Repo for "Monarch Mixer: A Simple Sub-Quadratic GEMM-Based Architecture"

Geek Repo:Geek Repo

Github PK Tool:Github PK Tool

Some minor inconsistency in the paper

radarFudan opened this issue · comments

According to your arxiv paper (https://arxiv.org/pdf/2310.12109.pdf), there is no activation in sequence mixing in formula (2). However, the appendix includes the code for MonarchMixerLayer and it includes the ReLU in the sequence mixing layer.

Plus, equation (3) seems to be an MLP operation (I might be wrong).
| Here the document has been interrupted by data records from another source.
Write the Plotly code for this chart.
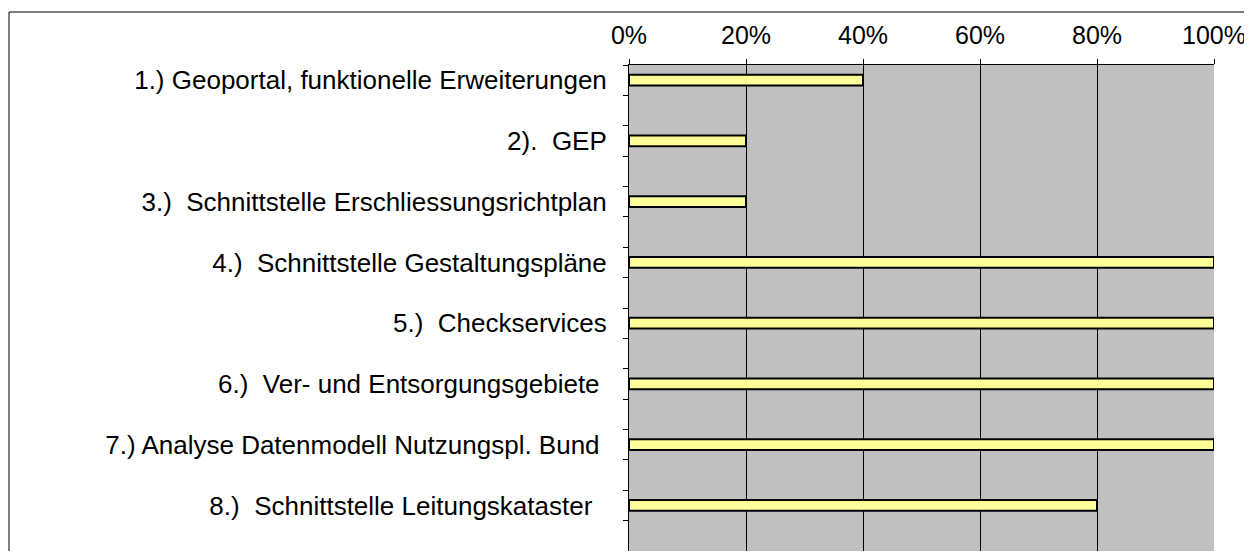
import plotly.graph_objects as go

categories = [
    "1.) Geoportal, funktionelle Erweiterungen",
    "2).  GEP",
    "3.)  Schnittstelle Erschliessungsrichtplan",
    "4.)  Schnittstelle Gestaltungspläne",
    "5.)  Checkservices",
    "6.)  Ver- und Entsorgungsgebiete ",
    "7.) Analyse Datenmodell Nutzungspl. Bund ",
    "8.)  Schnittstelle Leitungskataster  ",
]
values = [0.40, 0.20, 0.20, 1.00, 1.00, 1.00, 1.00, 0.80]
x_ticks = [0, 0.2, 0.4, 0.6, 0.8, 1.0]
x_tick_labels = ["0%", "20%", "40%", "60%", "80%", "100%"]

# each category occupies the upper half of a two-slot band
slots = [2 * i + 0.5 for i in range(len(categories))]
n_slots = 2 * len(categories)

FONT = "Liberation Sans, Arial, sans-serif"

fig = go.Figure(
    go.Bar(
        x=values,
        y=slots,
        orientation="h",
        width=0.35,
        marker=dict(color="#FFFF99", line=dict(color="black", width=2)),
        hoverinfo="x",
    )
)

# page body has an 8px margin
W, H = 1240, 543
L, R, T, B = 621, 34, 57, 0
pw, ph = W - L - R, H - T - B

fig.update_layout(
    width=W,
    height=H,
    margin=dict(l=L, r=R, t=T, b=B, pad=0),
    paper_bgcolor="white",
    plot_bgcolor="#C0C0C0",
    showlegend=False,
    font=dict(family=FONT, size=25, color="black"),
    xaxis=dict(
        side="top",
        range=[0, 1],
        tickvals=x_ticks,
        ticktext=x_tick_labels,
        ticks="outside",
        ticklen=5,
        tickcolor="black",
        showline=True,
        linecolor="black",
        linewidth=1,
        showgrid=False,
        zeroline=False,
        minor=dict(tickvals=x_ticks[1:-1], showgrid=True, gridcolor="black",
                   gridwidth=1, ticks=""),
        ticklabelstandoff=5,
        tickfont=dict(size=25),
        fixedrange=True,
    ),
    yaxis=dict(
        range=[n_slots, 0],
        tickvals=slots,
        ticktext=categories,
        ticks="",
        showline=True,
        linecolor="black",
        linewidth=1,
        showgrid=False,
        zeroline=False,
        minor=dict(tickvals=list(range(n_slots + 1)), ticks="outside",
                   ticklen=5, tickcolor="black", showgrid=False),
        ticklabelstandoff=16,
        tickfont=dict(size=26),
        fixedrange=True,
    ),
    shapes=[
        dict(
            type="rect", xref="paper", yref="paper",
            x0=(1 - L) / pw, x1=1.2,
            y0=-0.2, y1=(H - B - 4) / ph,
            line=dict(color="black", width=1),
            fillcolor="rgba(0,0,0,0)",
            layer="below",
        )
    ],
)

fig.write_html("out.html")
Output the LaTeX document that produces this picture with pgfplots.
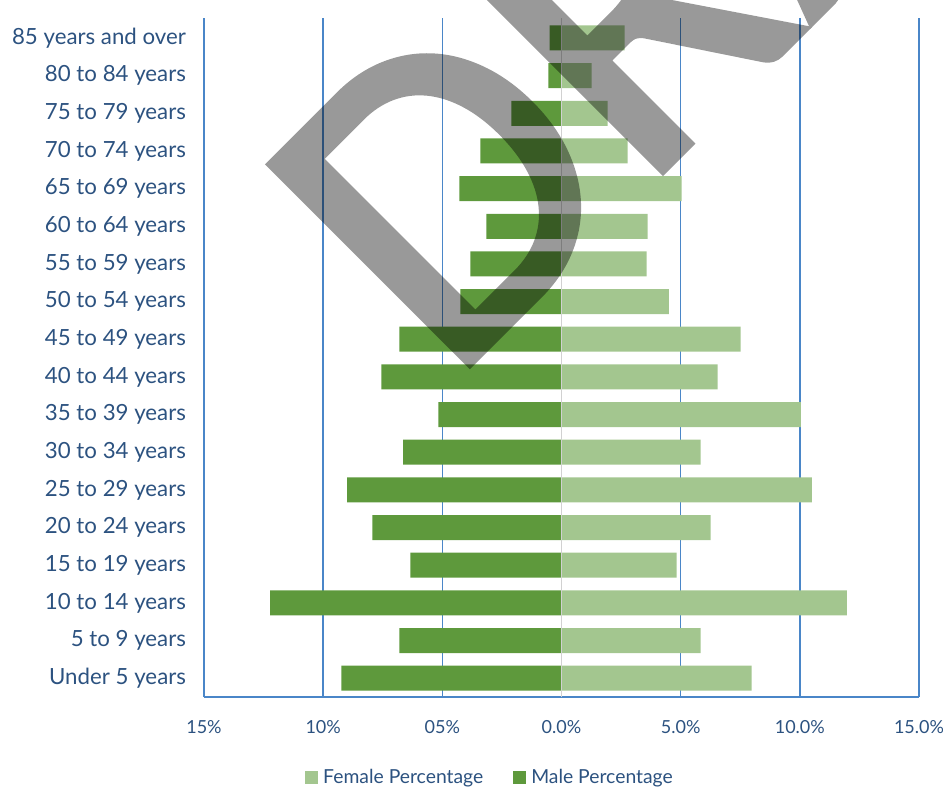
\documentclass[border=0pt]{standalone}
\usepackage{fontspec}
\setmainfont{Lato}
\newfontfamily\wmfont{Carlito}[FakeBold=1.5]
\usepackage{pgfplots}
\pgfplotsset{compat=1.18}
\definecolor{male}{RGB}{94,153,60}
\definecolor{female}{RGB}{163,198,143}
\definecolor{gridblue}{RGB}{74,134,200}
\definecolor{txtblue}{RGB}{44,82,128}
\begin{document}
\begin{tikzpicture}
\begin{axis}[
  scale only axis, width=536.25pt, height=509.25pt,
  xbar, bar width=18.75pt, bar shift=0pt,
  xmin=-15, xmax=15, ymin=-0.5, ymax=17.53,
  xtick={-15,-10,-5,0,5,10,15},
  xticklabels={15\%,10\%,05\%,0.0\%,5.0\%,10.0\%,15.0\%},
  ytick={0,...,17},
  yticklabels={Under 5 years,5 to 9 years,10 to 14 years,15 to 19 years,20 to 24 years,25 to 29 years,30 to 34 years,35 to 39 years,40 to 44 years,45 to 49 years,50 to 54 years,55 to 59 years,60 to 64 years,65 to 69 years,70 to 74 years,75 to 79 years,80 to 84 years,85 years and over},
  major tick length=0pt,
  axis line style={draw=none},
  xmajorgrids, grid style={gridblue, line width=1.2pt},
  xticklabel style={font=\fontsize{13.5}{16}\selectfont, text=txtblue, yshift=-14pt},
  yticklabel style={font=\fontsize{16.7}{20}\selectfont, text=txtblue, xshift=-10pt},
  legend style={at={(rel axis cs:0.400,-0.119)}, anchor=center, legend columns=2, draw=none,
    font=\fontsize{14.5}{17}\selectfont, text=txtblue,
    /tikz/every even column/.append style={column sep=20pt}},
  legend image code/.code={\fill[#1,draw=none] (0pt,-4.9pt) rectangle (9.75pt,4.9pt); \path (12pt,0pt);},
]
\addplot[fill=female, draw=none] coordinates {
(7.98,0) (5.84,1) (11.97,2) (4.83,3) (6.26,4) (10.5,5) (5.84,6) (10.04,7) (6.55,8)
(7.52,9) (4.5,10) (3.57,11) (3.61,12) (5.04,13) (2.77,14) (1.93,15) (1.26,16) (2.65,17)};
\addlegendentry{Female Percentage}
\addplot[fill=male, draw=none] coordinates {
(-9.24,0) (-6.8,1) (-12.23,2) (-6.34,3) (-7.94,4) (-8.99,5) (-6.64,6) (-5.17,7) (-7.56,8)
(-6.8,9) (-4.24,10) (-3.82,11) (-3.15,12) (-4.29,13) (-3.4,14) (-2.1,15) (-0.55,16) (-0.5,17)};
\addlegendentry{Male Percentage}
\draw[gridblue, line width=1.2pt] (rel axis cs:0,0) -- (rel axis cs:1,0);
\draw[black!18, line width=1pt] (axis cs:0,-0.5) -- (axis cs:0,17.53);
\coordinate (sw) at (rel axis cs:0,0);
\coordinate (ne) at (rel axis cs:1,1);
\coordinate (wm) at (axis cs:-4.74,7.76);
\end{axis}
\begin{scope}[blend mode=multiply]
\begin{scope}[transparency group]
\node[overlay, rotate=45, anchor=base west, inner sep=0pt, text=black!40] at (wm)
  {\wmfont\fontsize{331}{331}\selectfont DRAFT};
\end{scope}
\end{scope}
\pgfresetboundingbox
\path[use as bounding box] ([xshift=-153pt,yshift=-69pt]sw) rectangle ([xshift=18pt,yshift=13.5pt]ne);
\end{tikzpicture}
\end{document}
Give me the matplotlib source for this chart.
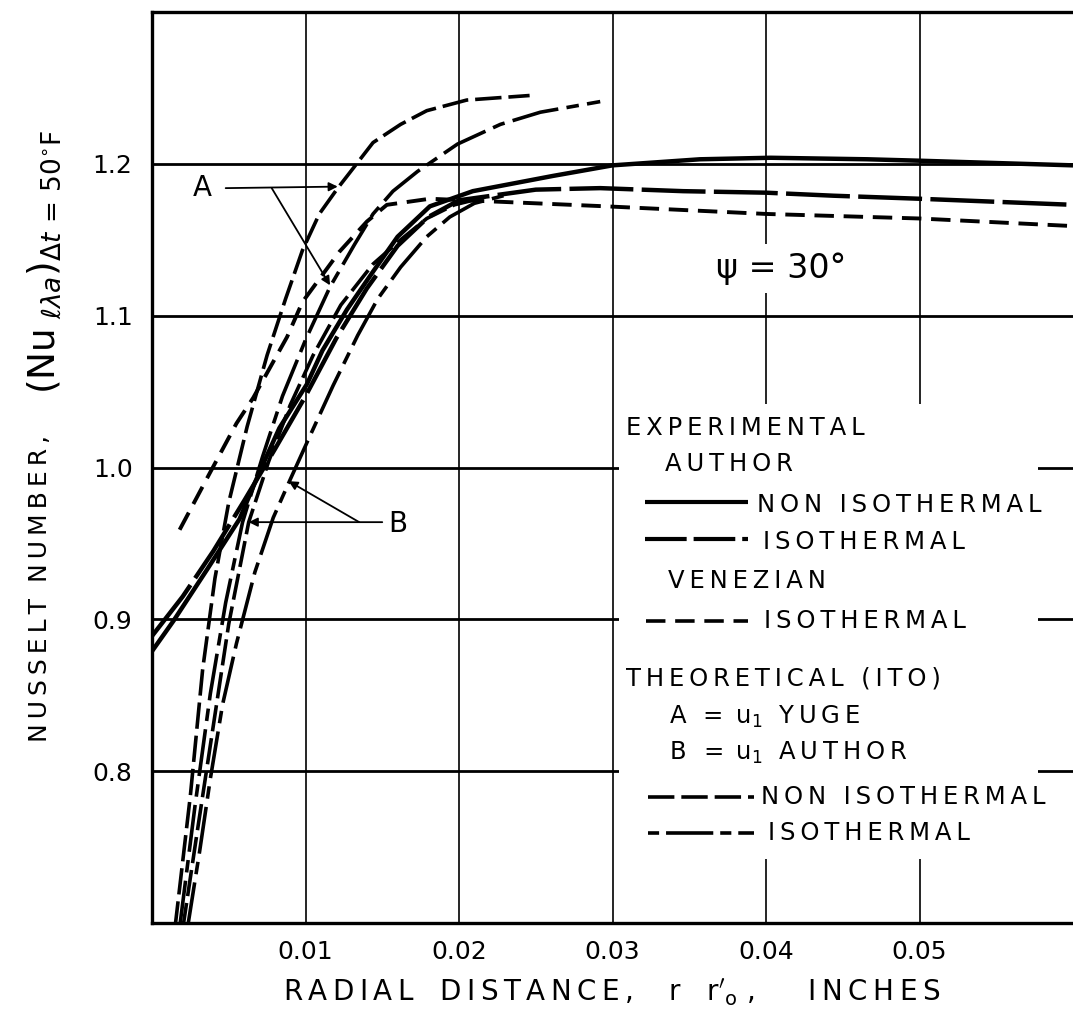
"Nusselt number against radial distance, psi = 30 deg"

import matplotlib.pyplot as plt
from matplotlib.patches import Rectangle

plt.rcParams["font.family"] = ["DejaVu Sans"]
plt.rcParams["lines.scale_dashes"] = False

#####
# Data
#####

# experimental, author, nonisothermal (solid)
exp_noniso_x = [0.0, 0.0014, 0.0036, 0.0057, 0.0070, 0.0083, 0.0101, 0.0111, 0.0127,
                0.0144, 0.0160, 0.0181, 0.0209, 0.0235, 0.0261, 0.0300, 0.0357, 0.0403,
                0.0466, 0.0502, 0.0600]
exp_noniso_y = [0.879, 0.899, 0.933, 0.966, 0.997, 1.026, 1.055, 1.077, 1.104,
                1.129, 1.152, 1.172, 1.182, 1.187, 1.192, 1.199, 1.203, 1.204,
                1.203, 1.202, 1.199]

# experimental, author, isothermal
exp_iso_x = [0.0, 0.002, 0.004, 0.006, 0.008, 0.010, 0.012, 0.014, 0.016, 0.018,
             0.020, 0.025, 0.0292, 0.0346, 0.040, 0.0444, 0.050, 0.060]
exp_iso_y = [0.889, 0.915, 0.945, 0.978, 1.012, 1.047, 1.085, 1.118, 1.146, 1.165,
             1.176, 1.183, 1.184, 1.182, 1.181, 1.179, 1.177, 1.173]

# experimental, Venezian, isothermal
ven_x = [0.0018, 0.0038, 0.0055, 0.0066, 0.0088, 0.0098, 0.0122, 0.0140, 0.0153,
         0.0181, 0.0227, 0.0296, 0.0400, 0.0500, 0.0600]
ven_y = [0.959, 0.997, 1.029, 1.046, 1.086, 1.109, 1.142, 1.162, 1.173,
         1.177, 1.175, 1.172, 1.167, 1.164, 1.159]

# theoretical (Ito), A = u1 Yuge
a_noniso_x = [0.0015, 0.0025, 0.0033, 0.0041, 0.0050, 0.0062, 0.0075, 0.0087, 0.0098,
              0.0109, 0.0121, 0.0131, 0.0144, 0.0162, 0.0179, 0.0205, 0.0246]
a_noniso_y = [0.697, 0.784, 0.867, 0.927, 0.977, 1.027, 1.074, 1.111, 1.143,
              1.167, 1.184, 1.197, 1.214, 1.226, 1.235, 1.242, 1.245]
a_iso_x = [0.0018, 0.0028, 0.0038, 0.0048, 0.0059, 0.0072, 0.0085, 0.0100, 0.0116,
           0.0132, 0.0144, 0.0157, 0.0173, 0.0199, 0.0227, 0.0253, 0.0292]
a_iso_y = [0.697, 0.777, 0.851, 0.911, 0.964, 1.007, 1.047, 1.084, 1.119,
           1.147, 1.167, 1.182, 1.195, 1.213, 1.226, 1.234, 1.241]

# theoretical (Ito), B = u1 author
b_noniso_x = [0.0020, 0.0029, 0.0038, 0.0050, 0.0063, 0.0076, 0.0090, 0.0105, 0.0123,
              0.0144, 0.0162, 0.0179, 0.0197, 0.0217]
b_noniso_y = [0.696, 0.757, 0.817, 0.897, 0.964, 1.004, 1.041, 1.074, 1.107,
              1.134, 1.150, 1.164, 1.173, 1.178]
b_iso_x = [0.0023, 0.0031, 0.0038, 0.0046, 0.0055, 0.0067, 0.0079, 0.0090, 0.0103,
           0.0118, 0.0134, 0.0147, 0.0162, 0.0179, 0.0194, 0.0210, 0.0229]
b_iso_y = [0.696, 0.747, 0.795, 0.844, 0.884, 0.931, 0.967, 0.992, 1.021,
           1.054, 1.087, 1.111, 1.132, 1.152, 1.165, 1.174, 1.179]

x_ticks = [0.01, 0.02, 0.03, 0.04, 0.05]
x_ticklabels = ["0.01", "0.02", "0.03", "0.04", "0.05"]
y_ticks = [0.8, 0.9, 1.0, 1.1, 1.2]
y_ticklabels = ["0.8", "0.9", "1.0", "1.1", "1.2"]

#####
# Styles (dash patterns in points)
#####

EXP_ISO = (46, 6)
VENEZIAN = (14, 7)
THEO_NONISO = (19, 5)
THEO_ISO = (34, 6, 9, 6)


def spaced(text):
    "Spreads lettering with thin spaces"
    return "\u2009".join(text)


def curve(ax, x, y, dashes=None, lw=2.6):
    "Draws one black curve"
    (line,) = ax.plot(x, y, color="black", lw=lw, zorder=3,
                      solid_capstyle="butt", dash_capstyle="butt")
    if dashes is not None:
        line.set_dashes(dashes)
    return line


def note(ax, x, y, text, size=17.5):
    "Left-aligned legend lettering"
    ax.text(x, y, text, fontsize=size, ha="left", va="center", zorder=4)


def arrow(ax, tip, start):
    "Thin pointer line with a small head"
    ax.annotate("", xy=tip, xytext=start, zorder=4,
                arrowprops=dict(arrowstyle="-|>", lw=1.3, color="black",
                                mutation_scale=13, shrinkA=0, shrinkB=0))


#####
# Figure
#####

fig = plt.figure(figsize=(10.73, 10.19), dpi=100)
ax = fig.add_axes([152 / 1073, 1 - 923 / 1019, 921 / 1073, 911 / 1019])
ax.set_xlim(0, 0.06)
ax.set_ylim(0.7, 1.3)

ax.set_xticks(x_ticks, x_ticklabels, fontsize=18)
ax.set_yticks(y_ticks, y_ticklabels, fontsize=18)
ax.tick_params(length=0)
ax.tick_params(axis="x", pad=12)
ax.tick_params(axis="y", pad=14)
ax.set_axisbelow(True)
ax.yaxis.grid(True, color="black", lw=2.0)
ax.xaxis.grid(True, color="black", lw=1.2)
ax.spines["right"].set_visible(False)
for side in ["left", "top", "bottom"]:
    ax.spines[side].set_linewidth(2.4)

# white block behind the legend lettering
ax.add_patch(Rectangle((0.0304, 0.742), 0.0273, 0.300, facecolor="white",
                       edgecolor="none", zorder=1.5))

# curves
curve(ax, exp_noniso_x, exp_noniso_y, lw=3.2)
curve(ax, exp_iso_x, exp_iso_y, EXP_ISO, lw=3.2)
curve(ax, ven_x, ven_y, VENEZIAN, lw=2.8)
curve(ax, a_noniso_x, a_noniso_y, THEO_NONISO)
curve(ax, a_iso_x, a_iso_y, THEO_ISO)
curve(ax, b_noniso_x, b_noniso_y, THEO_NONISO)
curve(ax, b_iso_x, b_iso_y, THEO_ISO)

# A and B pointers
ax.text(0.0033, 1.184, "A", fontsize=20, ha="center", va="center", zorder=4)
arrow(ax, (0.0121, 1.185), (0.0048, 1.184))
arrow(ax, (0.0116, 1.120), (0.0078, 1.184))
ax.text(0.0160, 0.963, "B", fontsize=20, ha="center", va="center", zorder=4)
arrow(ax, (0.0063, 0.964), (0.0150, 0.964))
arrow(ax, (0.0089, 0.991), (0.0135, 0.964))

ax.text(0.0410, 1.131, "\u03c8 = 30\u00b0", fontsize=24, ha="center", va="center",
        zorder=4, bbox=dict(facecolor="white", edgecolor="none", pad=6))

# legend
note(ax, 0.0309, 1.026, spaced("EXPERIMENTAL"))
note(ax, 0.0334, 1.002, spaced("AUTHOR"))
curve(ax, [0.0321, 0.0388], [0.977, 0.977], lw=3.0)
note(ax, 0.0394, 0.975, spaced("NON ISOTHERMAL"))
curve(ax, [0.0321, 0.0388], [0.953, 0.953], (30, 5), lw=3.0)
note(ax, 0.0398, 0.951, spaced("ISOTHERMAL"))
note(ax, 0.0336, 0.925, spaced("VENEZIAN"))
curve(ax, [0.0322, 0.0388], [0.899, 0.899], VENEZIAN, lw=2.6)
note(ax, 0.0399, 0.899, spaced("ISOTHERMAL"))
note(ax, 0.0309, 0.861, spaced("THEORETICAL (ITO)"))
note(ax, 0.0337, 0.836, spaced("A = ") + r"$\mathrm{u_1}$" + "  " + spaced("YUGE"))
note(ax, 0.0337, 0.812, spaced("B = ") + r"$\mathrm{u_1}$" + "  " + spaced("AUTHOR"))
curve(ax, [0.0323, 0.0392], [0.783, 0.783], (19, 5))
note(ax, 0.0397, 0.783, spaced("NON ISOTHERMAL"))
curve(ax, [0.0323, 0.0392], [0.759, 0.759], (8, 5, 34, 5))
note(ax, 0.0401, 0.759, spaced("ISOTHERMAL"))

# axis titles
fig.text(612 / 1073, 1 - 992 / 1019,
         spaced("RADIAL") + "   " + spaced("DISTANCE,") + "    "
         + r"$\mathrm{r}$" + "   " + r"$\mathrm{r'_{o}}$" + " ,      " + spaced("INCHES"),
         fontsize=20, ha="center", va="center")
fig.text(40 / 1073, 1 - 588 / 1019, spaced("NUSSELT") + "  " + spaced("NUMBER,"),
         fontsize=18, ha="center", va="center", rotation=90)
fig.text(44 / 1073, 1 - 262 / 1019,
         r"$(\mathrm{Nu}_{\ \ell\lambda a})_{\Delta t\,=\,50^{\circ}\mathrm{F}}$",
         fontsize=27, ha="center", va="center", rotation=90)

fig.savefig("out.png", dpi=100, facecolor="white")
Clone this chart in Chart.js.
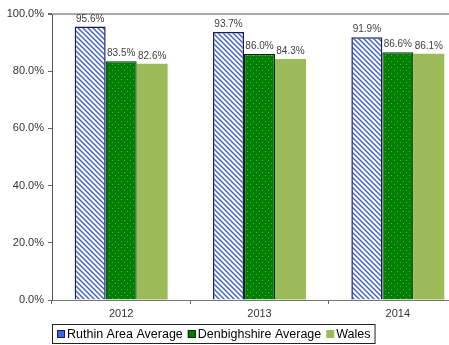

I don't fully understand why it is said to be MLP-free in "The resulting architecture is entirely attention- and MLP-free."

Thanks for your questions!

it includes the ReLU in the sequence mixing layer

This is a typo - we used to say that the sequence mixing had an "optional" activation function that we would set to identity for the sequence mixer. We updated the equation but not the pseudocode -- will fix it the next time we update the arXiv!

equation (3) seems to be a MLP operation

Ah, this is helpful feedback! The distinction we intend to say is that an MLP is quadratic in $d$, and the M2 version is sub-quadratic.

Specifically -- in an MLP, there are linear layers that take quadratic compute ($O(d^2)$ for dimension $d$). In M2, we replace these linear layers with Monarch matrices, which can be computed in sub-quadratic time. So it has the similar structure of an MLP, but is sub-quadratic in $d$.

We'll clarify the language in the next arXiv update, thank you!